В 2015 году Си Цзиньпин не договорился с англичанами о союзе, так как ни одна из сторон не могла вообразить себя младшим партнером (в 2009 по той же причине умер проект союза с США). Теперь Турция станет недостающим третьим звеном, гармонично сочетающим интересы двух геостратегических сил за счет в первую очередь России («ломать» которую предполагается, наряду с нападением Украины, судя по последним событиям, через дестабилизацию Башкирии).
Ось «Лондон — Анкара — Пекин» станет геополитической структурой раньше, чем полноценным транспортным маршрутом.
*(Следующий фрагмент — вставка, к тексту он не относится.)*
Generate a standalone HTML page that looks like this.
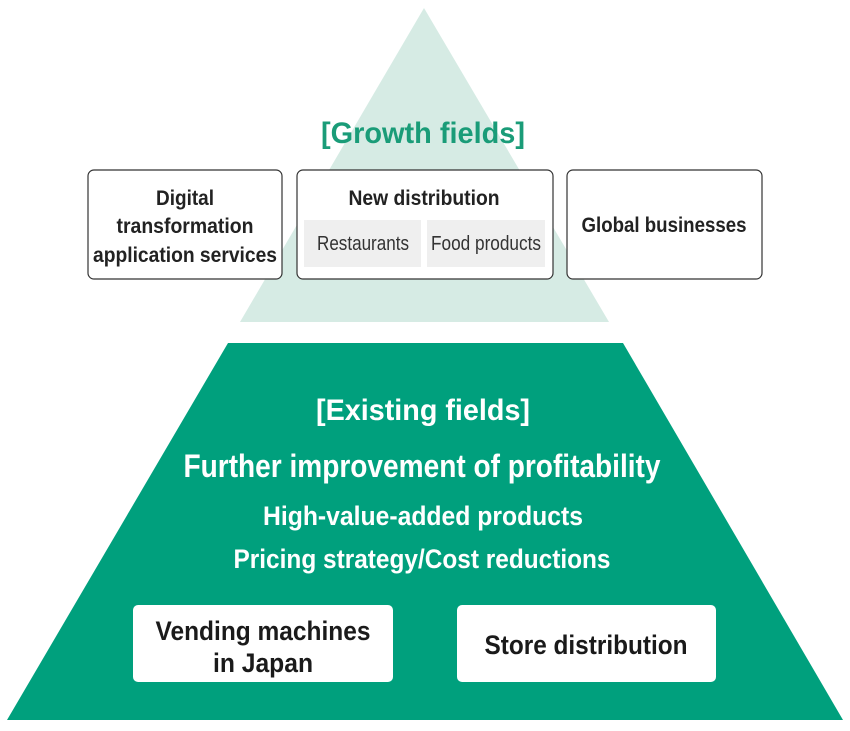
<!DOCTYPE html>
<html><head><meta charset="utf-8"><style>html,body{margin:0;padding:0;background:#fff}svg{display:block}</style></head><body>
<svg width="850" height="731" viewBox="0 0 850 731" xmlns="http://www.w3.org/2000/svg" font-family="'Liberation Sans Narrow','Liberation Sans',sans-serif">
<polygon points="424,8 609,322 240,322" fill="#d6ebe4"/>
<polygon points="228,343 623,343 843,720 7,720" fill="#00a07d"/>
<text x="423" y="143" font-size="30" font-weight="bold" fill="#1a9c78" text-anchor="middle" textLength="204" lengthAdjust="spacingAndGlyphs">[Growth fields]</text>
<g fill="#fff" stroke="#333" stroke-width="1.2">
<rect x="88" y="170" width="194" height="109" rx="6"/>
<rect x="297" y="170" width="256" height="109" rx="6"/>
<rect x="567" y="170" width="195" height="109" rx="6"/>
</g>
<rect x="304" y="220" width="117" height="47" fill="#efefef"/>
<rect x="427" y="220" width="118" height="47" fill="#efefef"/>
<g fill="#222" font-weight="bold" font-size="21" text-anchor="middle" lengthAdjust="spacingAndGlyphs">
<text x="185" y="205" textLength="58" lengthAdjust="spacingAndGlyphs">Digital</text>
<text x="185" y="233" textLength="137" lengthAdjust="spacingAndGlyphs">transformation</text>
<text x="185" y="262" textLength="184" lengthAdjust="spacingAndGlyphs">application services</text>
<text x="424" y="205" textLength="151" lengthAdjust="spacingAndGlyphs">New distribution</text>
<text x="664" y="232" textLength="165" lengthAdjust="spacingAndGlyphs">Global businesses</text>
</g>
<g fill="#333" font-size="20" text-anchor="middle">
<text x="363" y="250" textLength="92" lengthAdjust="spacingAndGlyphs">Restaurants</text>
<text x="486" y="250" textLength="110" lengthAdjust="spacingAndGlyphs">Food products</text>
</g>
<g fill="#fff" font-weight="bold" text-anchor="middle">
<text x="423" y="420" font-size="30" textLength="214" lengthAdjust="spacingAndGlyphs">[Existing fields]</text>
<text x="422" y="477" font-size="32" textLength="477" lengthAdjust="spacingAndGlyphs">Further improvement of profitability</text>
<text x="423" y="525" font-size="27" textLength="320" lengthAdjust="spacingAndGlyphs">High-value-added products</text>
<text x="422" y="568" font-size="27" textLength="377" lengthAdjust="spacingAndGlyphs">Pricing strategy/Cost reductions</text>
</g>
<rect x="133" y="605" width="260" height="77" rx="5" fill="#fff"/>
<rect x="457" y="605" width="259" height="77" rx="5" fill="#fff"/>
<g fill="#1a1a1a" font-weight="bold" font-size="27" text-anchor="middle">
<text x="263" y="640" textLength="215" lengthAdjust="spacingAndGlyphs">Vending machines</text>
<text x="263" y="672" textLength="100" lengthAdjust="spacingAndGlyphs">in Japan</text>
<text x="586" y="654" textLength="203" lengthAdjust="spacingAndGlyphs">Store distribution</text>
</g>
</svg>
</body></html>
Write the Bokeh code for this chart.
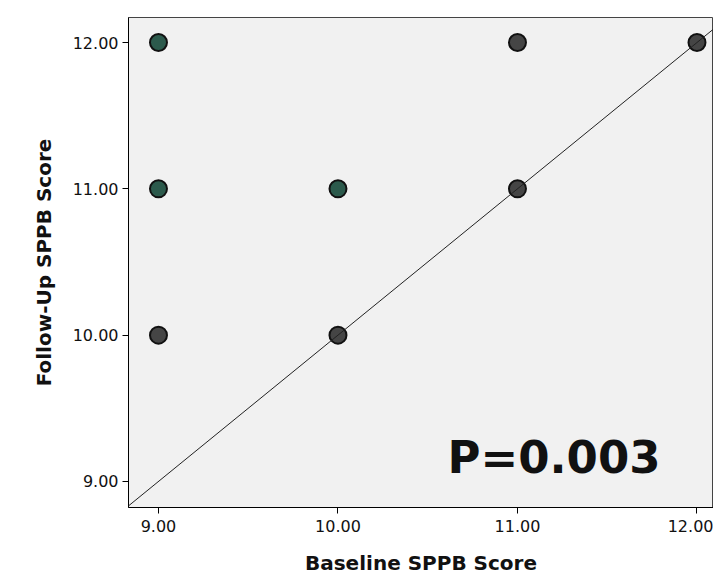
from bokeh.plotting import figure
from bokeh.models import ColumnDataSource, Label, Range1d, FixedTicker, Slope
from bokeh.embed import file_html
from bokeh.resources import INLINE

# Data
baseline = [9, 9, 9, 10, 10, 11, 11, 12]
followup = [12, 11, 10, 11, 10, 12, 11, 12]
fill_colors = ["#2c5a4c", "#2c5a4c", "#454545", "#2c5a4c", "#454545", "#454545", "#454545", "#454545"]
tick_values = [9, 10, 11, 12]
tick_labels = {9: "9.00", 10: "10.00", 11: "11.00", 12: "12.00"}
p_text = "P=0.003"

src = ColumnDataSource(dict(x=baseline, y=followup, c=fill_colors))

p = figure(width=713, height=579, output_backend="svg", toolbar_location=None,
           x_range=Range1d(8.833, 12.092), y_range=Range1d(8.822, 12.171),
           min_border_left=128, min_border_right=0, min_border_top=17, min_border_bottom=72)

p.background_fill_color = "#f1f1f1"
p.border_fill_color = "white"
p.outline_line_color = "#444444"
p.outline_line_width = 1
p.xgrid.visible = False
p.ygrid.visible = False

for ax in (p.xaxis[0], p.yaxis[0]):
    ax.ticker = FixedTicker(ticks=tick_values)
    ax.major_label_overrides = tick_labels
    ax.minor_tick_line_color = None
    ax.major_tick_out = 6
    ax.major_tick_in = 0
    ax.axis_line_color = "black"
    ax.major_tick_line_color = "black"
    ax.major_label_text_font = "DejaVu Sans"
    ax.major_label_text_font_size = "16px"
    ax.major_label_text_color = "#111111"
    ax.axis_label_text_font = "DejaVu Sans"
    ax.axis_label_text_font_size = "20px"
    ax.axis_label_text_font_style = "bold"
    ax.axis_label_text_color = "#111111"

p.xaxis.axis_label = "Baseline SPPB Score"
p.yaxis.axis_label = "Follow-Up SPPB Score"
p.xaxis.major_label_standoff = 6
p.yaxis.major_label_standoff = 4
p.xaxis.axis_label_standoff = 16
p.yaxis.axis_label_standoff = 14

# identity line
p.add_layout(Slope(gradient=1, y_intercept=0, line_color="#222222", line_width=1))

p.scatter("x", "y", source=src, size=17, fill_color="c", line_color="#111111", line_width=2)

p.add_layout(Label(x=10.61, y=9.164, text=p_text, text_font="DejaVu Sans",
                   text_font_size="45px", text_font_style="bold", text_color="#111111",
                   text_baseline="alphabetic"))

open("out.html", "w").write(file_html(p, INLINE))
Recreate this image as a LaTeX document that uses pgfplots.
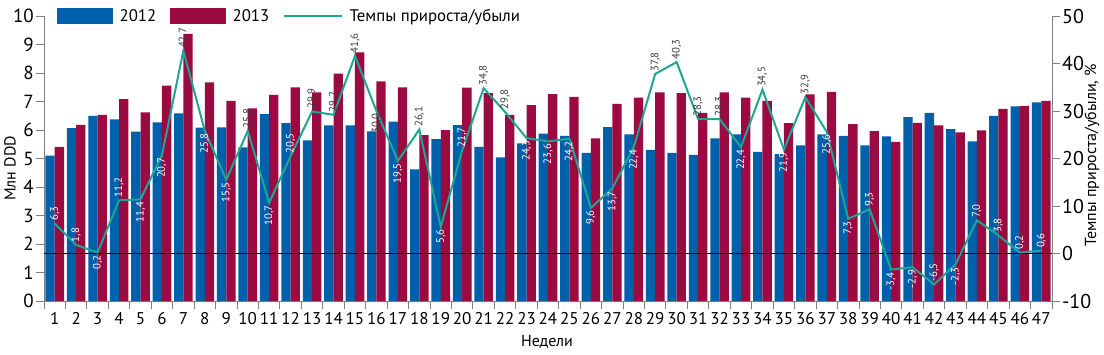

В обоих качествах она повысит уровень стабильности и создаст евразийский противовес США.
Важным рычагом Англии (точнее, превративших ее в свою оргструктуру капиталов Сити) является арабский и, в меньшей степени, исламский мир, влияние ее в котором весьма значительно.
В Европе это влияние может быть использовано для дестабилизации Евросоюза и вычленения из него Франции и Пиренейского полуострова как зоны преимущественного влияния Британии (стоит вспомнить, что Макрон был лишь менеджером инвестиционного банка с английскими корнями).
На этом фоне дезорганизации и разделения Евросоюза исторический шанс получает консервативный проект, традиционно связываемый с Ватиканом, аристократией и промышленными кругами «старой Европы». Однако в борьбе с Еврохалифатом он может опереться лишь на традиционалистские силы, не обладающие в Западной Европе массовой поддержкой и подорванные либеральным контролем за медиа и образованием.
В то же время украинские неонацисты, пусть и ослабленные возможным нападением на Россию, являются для этого проекта таким же ценным резервуаром дефицитной традиционности, что и националистические элиты Польши, и патриотические — Венгрии и Словении.
В этой ситуации стратегическая пассивность России объективно превращает ее в объект, а не субъект исторической активности. При этом возможное нападение Украины может стать как обоснованием для высокого результата «Единой России» (о чем ее руководство, уповающее на политическое присвоение эффекта от завершения коронабесия, еще даже не подозревает), так и — в случае нового Хасавюрта — фактором глубокой и внезапной для руководства страны дестабилизации всей социально-политической системы.